PM to announce portfolios today, may retain Finance
Manmohan is to name his cabinet today, but the architect of India's reforms is almost certain to keep the Finance Ministry with himself.
Prime Minister Manmohan Singh, in his first day in office, is to name his Cabinet on Sunday, but the architect of the country's reforms is almost certain to keep the key Finance Ministry with himself.
Singh, 71, took over as Prime Minister of the world's largest democracy on Saturday, completing the return of the Congress party to power after a surprise election win.
A team of 67 ministers, decided after marathon negotiations and rows within the Congress-led coalition, was also sworn in on Saturday. But their portfolios are yet to be announced.
Singh, a former finance minister, was chosen to head the country after Congress's Italian-born leader Sonia Gandhi declined the job.
The Congress party is seen retaining other key portfolios along with Finance.

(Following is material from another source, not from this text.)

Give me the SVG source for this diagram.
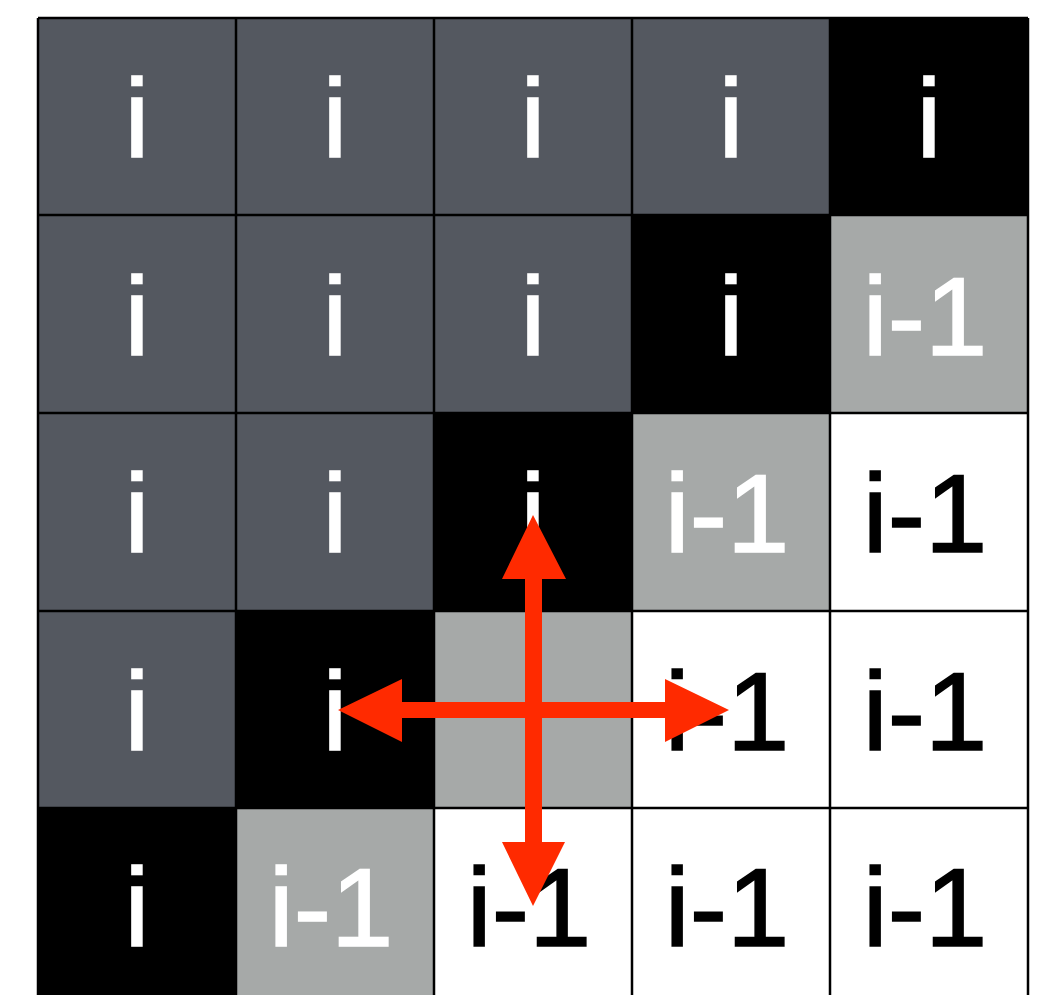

Former diplomat Natwar Singh is likely to be made Foreign Minister and former Lok Sabha speaker Shivraj Patil is tipped to be Defence Minister.
The allies have 25 seats in the council of ministers and are likely to be given mostly portfolios which will give them domestic clout.
Of the ministers sworn in, 28 were of Cabinet rank, including former finance minister P Chidambaram who is likely to be the Commerce Minister and NCP chief Sharad Pawar tipped to be the Agriculture Minister.
RJD chief Laloo Prasad Yadav, who had walked out of Cabinet formation talks, was among those who took oath. He is tipped to be the Minister for Railways.
The swearing-in ceremony ended days of intense negotiations among parties in the coalition -- named the United Progressive Alliance -- which is also close to finalising its policy agenda, party officials said.
Markets have been volatile, fretting over how the disparate alliance will pull together on policy issues and worrying that the country's crucial economic reforms may be derailed.
A draft of the Common Minimum Programme, the bedrock of Government policy, pledges the new government will aim for an annual 7-8 per cent economic growth encourage foreign investment but slow down privatisation of state firms, party officials said.